Quartet
Directed by Dustin Hoffman
Dustin Hoffman was one of the most serious-minded film actors of the 70s and 80s, fiercely ambitious and so stubbornly dedicated to acting as an art that his ego sometimes outstripped his talent. Though he’s been coasting as an actor for a while now, it's still surprising that his directorial debut should be such an unambitious trifle. This modest adaptation of a mediocre play about a rest home for retired musicians is such a nothing on a script level that it’s hard to see why Hoffman was excited enough to want to make it into a movie. Like several other films this year (The Best Exotic Marigold Hotel, All Together), Quartet is content to gather a group of aged actors and then give them nothing to do but quietly bicker with each other, as if they weren’t up to much more than that.
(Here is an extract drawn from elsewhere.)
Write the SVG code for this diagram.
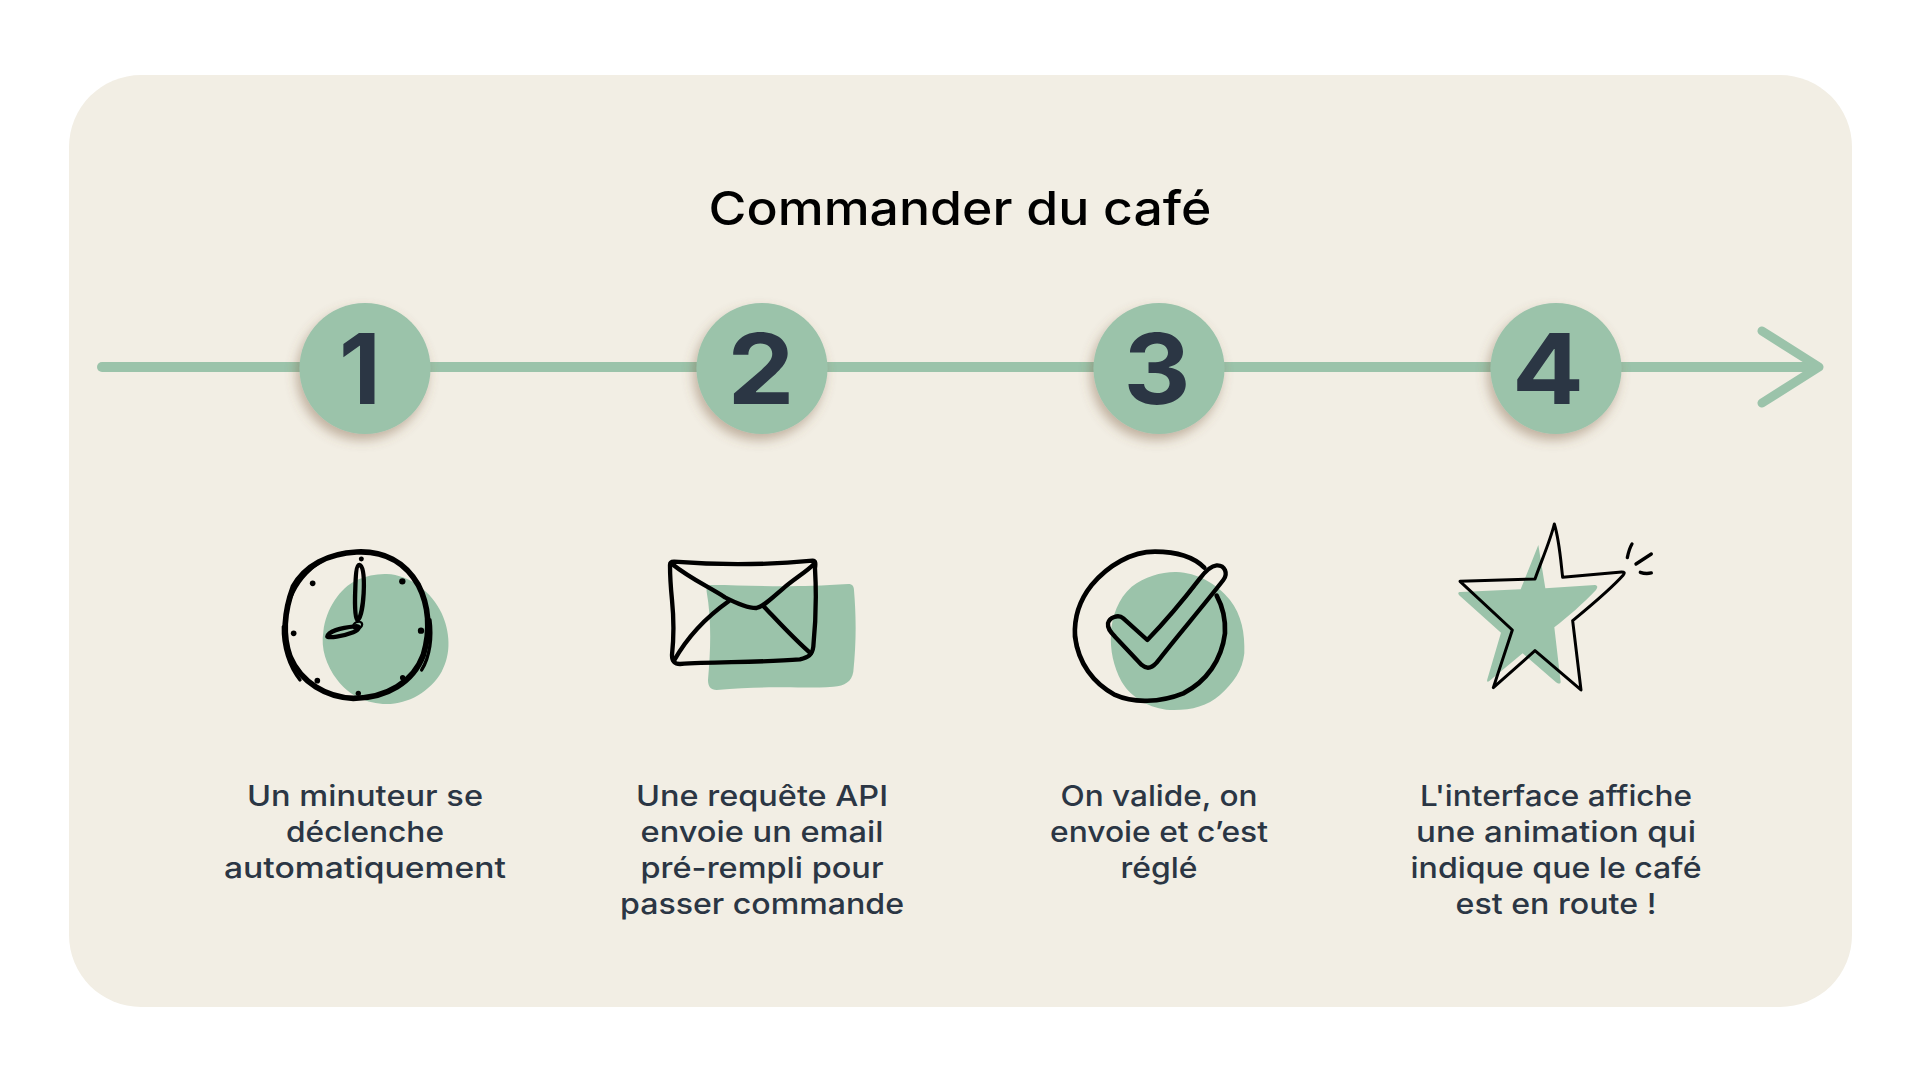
<svg xmlns="http://www.w3.org/2000/svg" width="1921" height="1081" viewBox="0 0 1921 1081">
<defs>
<filter id="sh" x="-30%" y="-30%" width="160%" height="160%"><feDropShadow dx="-3" dy="6" stdDeviation="6" flood-color="#7a5a40" flood-opacity=".42"/></filter>
</defs>
<style>
text{font-family:Inter,"Liberation Sans",sans-serif}
.t{font-size:29px;font-weight:450;fill:#2b3644;text-anchor:middle}
.title{font-size:47px;font-weight:450;fill:#000;text-anchor:middle}
.n{font-size:97px;font-weight:700;fill:#2b3644;text-anchor:middle}
.c{fill:#9bc3aa;filter:url(#sh)}
.g{fill:#9bc3aa}
.i{fill:none;stroke:#000;stroke-linecap:round;stroke-linejoin:round}
.d{fill:#000}
.a{fill:none;stroke:#9bc3aa;stroke-linecap:round;stroke-linejoin:round}
</style>
<rect width="1921" height="1081" fill="#fff"/>
<rect x="69" y="75" width="1783" height="932" rx="72" fill="#f2eee4"/>
<text class="title" x="960" y="225" textLength="503" lengthAdjust="spacingAndGlyphs">Commander du café</text>
<g id="connectors">
<path class="a" stroke-width="10" d="M102 367H1816"/>
<path class="a" stroke-width="9" d="M1762 331L1819 367L1762 403"/>
</g>
<g id="step1">
<circle class="c" cx="365" cy="368.500" r="65.500"/>
<text class="n" x="360" y="404">1</text>
<g transform="translate(250 520) scale(.3333)">
<path class="g" d="M410 162C480 165 545 215 575 280C600 335 605 400 575 455C540 515 475 552 410 552C350 552 295 525 262 480C228 435 212 385 220 335C228 265 270 205 320 180C350 167 380 161 410 162Z"/>
<path class="i" stroke-width="17" d="M320 96C400 92 465 125 505 195C536 255 543 330 520 405C490 486 410 535 310 535C230 532 153 488 120 410C97 345 104 270 130 200C165 137 235 100 320 96Z"/>
<path class="i" stroke-width="10" d="M108 285C123 190 195 110 290 98M100 320C98 380 118 440 150 480M540 300C547 350 540 410 515 450"/>
<path class="i" stroke-width="13" d="M328 135C342 137 343 180 341 220C339 255 332 298 322 300C315 298 314 250 316 205C317 170 319 135 328 135Z"/>
<path class="i" stroke-width="13" d="M232 350C234 335 270 323 315 319C333 317 328 330 310 337C280 349 234 355 232 350Z"/>
<ellipse class="i" stroke-width="7" cx="323" cy="316" rx="14" ry="10" transform="rotate(-25 323 316)"/>
<circle class="d" cx="334" cy="117" r="7.500"/><circle class="d" cx="457" cy="184" r="9.500"/><circle class="d" cx="513" cy="332" r="9.500"/><circle class="d" cx="458" cy="473" r="8"/><circle class="d" cx="325" cy="520" r="8"/><circle class="d" cx="202" cy="482" r="8.500"/><circle class="d" cx="131" cy="340" r="8.500"/><circle class="d" cx="188" cy="190" r="8.500"/>
</g>
<text class="t" x="365" y="806" textLength="236" lengthAdjust="spacingAndGlyphs">Un minuteur se</text>
<text class="t" x="365" y="842" textLength="158" lengthAdjust="spacingAndGlyphs">déclenche</text>
<text class="t" x="365" y="878" textLength="282" lengthAdjust="spacingAndGlyphs">automatiquement</text>
</g>
<g id="step2">
<circle class="c" cx="762" cy="368.500" r="65.500"/>
<text class="n" x="761" y="404" textLength="67" lengthAdjust="spacingAndGlyphs">2</text>
<g transform="translate(650 540) scale(.3333)">
<path class="g" d="M185 135C300 135 400 145 595 132C608 132 612 140 612 150C618 220 620 300 610 395C605 425 585 437 550 440C450 447 350 435 200 450C182 450 174 440 174 420C182 330 185 240 170 155C168 140 175 135 185 135Z"/>
<path class="i" stroke-width="13" d="M72 65C200 75 350 75 488 62C497 62 497 70 495 85C500 170 497 250 490 320C487 345 475 352 450 358C330 368 200 365 90 372C72 372 66 365 66 345C72 290 72 240 66 180C62 140 60 100 60 75C60 68 64 65 72 65Z"/>
<path class="i" stroke-width="13" d="M66 72C120 115 175 140 225 172C260 190 295 205 320 204C340 200 365 175 400 145C435 115 470 95 492 72M238 182C170 230 115 285 72 362M342 200C385 245 430 295 482 340"/>
</g>
<text class="t" x="762" y="806" textLength="252" lengthAdjust="spacingAndGlyphs">Une requête API</text>
<text class="t" x="762" y="842" textLength="243" lengthAdjust="spacingAndGlyphs">envoie un email</text>
<text class="t" x="762" y="878" textLength="243" lengthAdjust="spacingAndGlyphs">pré-rempli pour</text>
<text class="t" x="762" y="914" textLength="284" lengthAdjust="spacingAndGlyphs">passer commande</text>
</g>
<g id="step3">
<circle class="c" cx="1159" cy="368.500" r="65.500"/>
<text class="n" x="1157" y="404" textLength="67" lengthAdjust="spacingAndGlyphs">3</text>
<g transform="translate(1050 530) scale(.3333)">
<path class="g" d="M380 126C440 128 500 160 540 210C575 255 585 310 583 370C578 420 550 460 510 495C470 530 420 542 360 540C300 535 245 505 215 455C190 410 180 360 183 310C185 260 205 205 245 170C285 140 335 125 380 126Z"/>
<path class="i" stroke-width="14" d="M463 113C430 80 380 65 315 65C245 65 175 105 125 165C85 215 72 270 75 320C85 400 130 460 195 495C250 520 330 518 400 490C470 455 515 390 525 310C527 270 518 230 500 197"/>
<path class="i" stroke-width="6" d="M85 240C70 290 78 350 100 400M510 220C532 280 526 340 498 395"/>
<path class="i" stroke-width="13" d="M292 330L220 265C205 252 178 262 174 280C172 295 180 305 195 320L275 405C290 418 305 415 320 398C380 320 450 240 520 150C535 130 525 105 500 106C480 108 465 125 450 145C400 210 345 275 292 330Z"/>
<path class="i" stroke-width="4" d="M375 240C395 220 415 195 435 170"/>
</g>
<text class="t" x="1159" y="806" textLength="197" lengthAdjust="spacingAndGlyphs">On valide, on</text>
<text class="t" x="1159" y="842" textLength="218" lengthAdjust="spacingAndGlyphs">envoie et c’est</text>
<text class="t" x="1159" y="878" textLength="77" lengthAdjust="spacingAndGlyphs">réglé</text>
</g>
<g id="step4">
<circle class="c" cx="1556" cy="368.500" r="65.500"/>
<text class="n" x="1548" y="404" textLength="72" lengthAdjust="spacingAndGlyphs">4</text>
<g transform="translate(1440 510) scale(.3333)">
<path class="g" d="M295 105L316 235L465 225C473 226 474 232 468 240C430 280 385 320 343 352L362 515C362 523 355 522 348 517L248 430L148 513C142 518 140 514 142 508L183 368L60 258C52 250 54 246 62 246L242 238Z"/>
<path class="i" stroke-width="9" d="M343 42C330 95 305 150 285 207L60 214L217 360L160 533L285 422L423 540L398 332C455 285 510 240 550 195C555 188 553 186 545 186L368 202C362 150 358 90 343 42Z"/>
<path class="i" stroke-width="10" d="M576 102C570 112 565 128 562 143M634 132L588 162M601 187C612 191 625 191 634 189"/>
</g>
<text class="t" x="1556" y="806" textLength="272" lengthAdjust="spacingAndGlyphs">L'interface affiche</text>
<text class="t" x="1556" y="842" textLength="280" lengthAdjust="spacingAndGlyphs">une animation qui</text>
<text class="t" x="1556" y="878" textLength="291" lengthAdjust="spacingAndGlyphs">indique que le café</text>
<text class="t" x="1556" y="914" textLength="201" lengthAdjust="spacingAndGlyphs">est en route !</text>
</g>
</svg>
Maggie Smith, who headlines Quartet, is one of our greatest living actresses, yet in her film parts of recent years she has only been asked to do a patented specialty act: she behaves imperiously and says bitchy things sotto voce. Her Acid Queen shtick has become repetitive, especially when the material is as threadbare as it is here. Smith is a woman who once did battle with Laurence Olivier at the National Theatre, an artist who gave one of the all-time great film performances in The Lonely Passion of Judith Hearne (1987). In silent close-ups in Quartet, Smith signals to the camera that she is more than ready to go deeper for us and offer an unsparing portrait of anger, old age and regret. Hoffman, of all people, should have respect enough for Smith to give her something meatier to chew on.